Mas, por que o relator fez o que fez? Ora,
para abrir, de forma irregular, espaço no teto de gastos da União, que foi
instituído pela emenda constitucional 95/2016. Como a proposta orçamentária de
2021 foi encaminhada pelo governo no limite do gasto permitido, o relator não
tinha como aumentar as emendas parlamentares por causa do teto. Ele, então,
decidiu reduzir as despesas obrigatórias e abrir espaço para as emendas. Para
desfazer a “catedral” dos parlamentares, o governo teria que cancelar despesas
orçamentárias. O principal problema é que o artigo 4º da lei orçamentária de
2021 não permitia que o governo cortasse emendas parlamentares. Teria que pedir
autorização ao Congresso, por meio de projeto de lei. Portanto, o governo teria
que dizer quais as emendas de deputados e senadores teriam que ser canceladas.
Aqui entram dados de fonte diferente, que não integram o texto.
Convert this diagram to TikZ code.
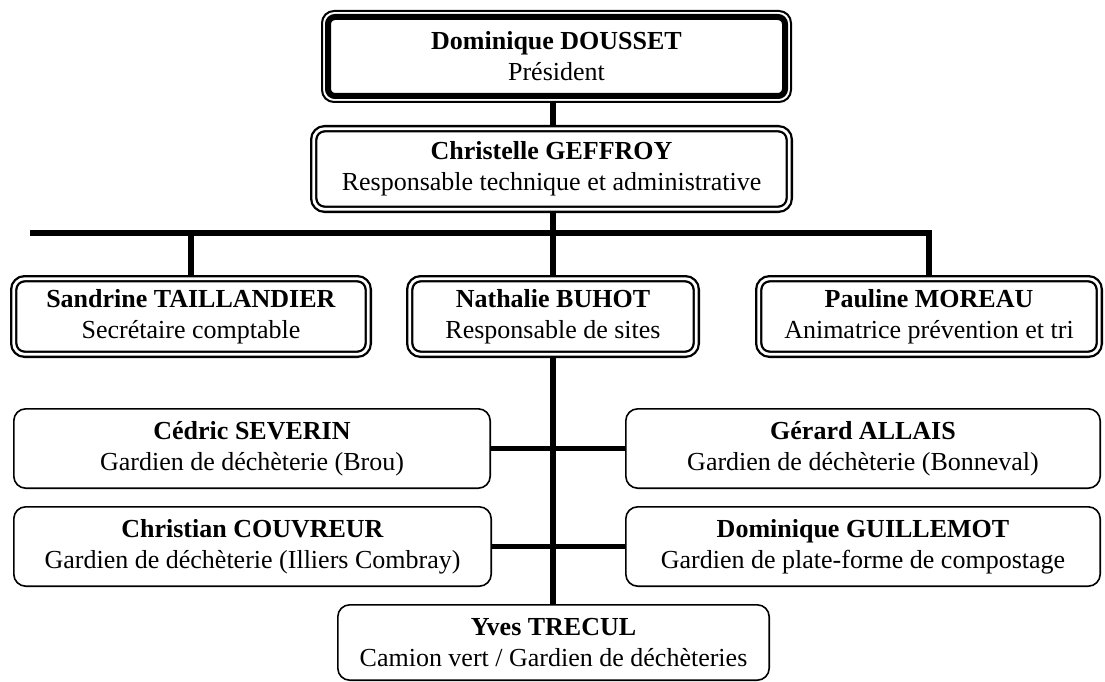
\documentclass[tikz,border=0pt]{standalone}
\usepackage{fontspec}
\setmainfont{Liberation Serif}
\usetikzlibrary{backgrounds,fit}
\tikzset{
  txt/.style={font=\fontsize{26}{31}\selectfont, align=center, inner sep=0pt, outer sep=0pt},
  plainbox/.style={txt, draw, line width=1.6pt, rounded corners=12pt},
  dblbox/.style={txt, draw, double, line width=2.3pt, double distance=2.8pt, rounded corners=11pt},
  topin/.style={txt, draw, line width=6pt, rounded corners=7pt},
  topout/.style={draw, line width=2pt, rounded corners=12pt, inner sep=6pt, outer sep=0pt},
  conn/.style={line width=5.5pt}
}
\begin{document}
\begin{tikzpicture}[x=1pt,y=-1pt]
\useasboundingbox (0,0) rectangle (1105,682);
% level 1
\node[topin, minimum width=457pt, minimum height=79pt] (top) at (556.5,56.5)
  {\textbf{Dominique DOUSSET}\\Président};
\node[topout, fit=(top)] (topo) {};
% level 2
\node[dblbox, minimum width=475.6pt, minimum height=80.6pt] (second) at (551.5,169)
  {\textbf{Christelle GEFFROY}\\Responsable technique et administrative};
% level 3
\node[dblbox, minimum width=354.6pt, minimum height=75.6pt] (sandrine) at (191,316.5)
  {\textbf{Sandrine TAILLANDIER}\\Secrétaire comptable};
\node[dblbox, minimum width=286.6pt, minimum height=75.6pt] (nathalie) at (553,316.5)
  {\textbf{Nathalie BUHOT}\\Responsable de sites};
\node[dblbox, minimum width=340.6pt, minimum height=75.6pt] (pauline) at (929,316.5)
  {\textbf{Pauline MOREAU}\\Animatrice prévention et tri};
% level 4
\node[plainbox, minimum width=476.4pt, minimum height=79.4pt] (cedric) at (252,448.5)
  {\textbf{Cédric SEVERIN}\\Gardien de déchèterie (Brou)};
\node[plainbox, minimum width=474.4pt, minimum height=79.4pt] (gerard) at (863,448.5)
  {\textbf{Gérard ALLAIS}\\Gardien de déchèterie (Bonneval)};
\node[plainbox, minimum width=477.4pt, minimum height=79.4pt] (christian) at (252.5,546.5)
  {\textbf{Christian COUVREUR}\\Gardien de déchèterie (Illiers Combray)};
\node[plainbox, minimum width=474.4pt, minimum height=79.4pt] (domg) at (863,546.5)
  {\textbf{Dominique GUILLEMOT}\\Gardien de plate-forme de compostage};
\node[plainbox, minimum width=431.4pt, minimum height=75.4pt] (yves) at (553.5,642.5)
  {\textbf{Yves TRECUL}\\Camion vert / Gardien de déchèteries};
% connectors
\coordinate (cx) at (553,0);
\coordinate (hl) at (30,233);
\begin{pgfonlayer}{background}
\draw[conn] (topo.south -| cx) -- (second.north -| cx);
\draw[conn] (second.south -| cx) -- (nathalie.north -| cx);
\draw[conn] (hl) -- (hl -| pauline.north) -- (pauline.north);
\draw[conn] (hl -| sandrine.north) -- (sandrine.north);
\draw[conn] (nathalie.south -| cx) -- (yves.north -| cx);
\draw[conn] (cedric.east) -- (gerard.west);
\draw[conn] (christian.east) -- (domg.west);
\end{pgfonlayer}
\end{tikzpicture}
\end{document}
E o Congresso aprovar, o que significa acreditar em Papai Noel - quem cortaria
suas próprias emendas? Estas são recursos de poder.
Com o corte de R$ 26,46 bilhões nas
despesas obrigatórias, o relator-geral elevou o valor de suas emendas de R$ 3
bilhões para R$ 29,46 bilhões. Na distribuição das verbas, beneficiou,
principalmente, os Ministério do Desenvolvimento Regional e da Infraestrutura.
O MDR tinha R$ 6,4 bilhões e ficou com R$ 20,8 bilhões.
Todas estas informações, nesta ordem, foram
transmitidas ao titular desta coluna e ao colunista e chefe de redação do Valor em Brasília,
Fernando Exman, pelo saudoso jornalista Ribamar Oliveira, pouco antes de sua
internação para tratamento da covid-19. Um dos maiores especialistas do país em
finanças públicas, Riba não deixou sua missão de lado, nem quando o maldito
vírus da pandemia o apanhou de surpresa.
A apuração do Riba expôs operação política
que resultou no início do fim do teto de gastos. Além de desmoralizarem regras
fiscais, parlamentares criaram novidade inadmissível para uma democracia: as
verbas secretas, cuja destinação não tem transparência alguma.
Depois de travar durante 50 dias brava luta
contra a covid, nosso Riba não resistiu. Ele não faz falta apenas à sua linda
família e aos incontáveis colegas e amigos, que tinham nele um norte orientador
para a compreensão das desventuras destes tristes trópicos. Ele faz falta ao
país porque, com sua competência, revelou ataques ao erário público, que, uma
vez conhecidos, serviram de inspiração a mudanças institucionais.
No próximo dia 1º de junho, por iniciativa
de seus colegas, o auditório de entrevistas do Ministério da Economia será
batizado com seu nome.
Lendo e aprendendo as informações de Ribamar.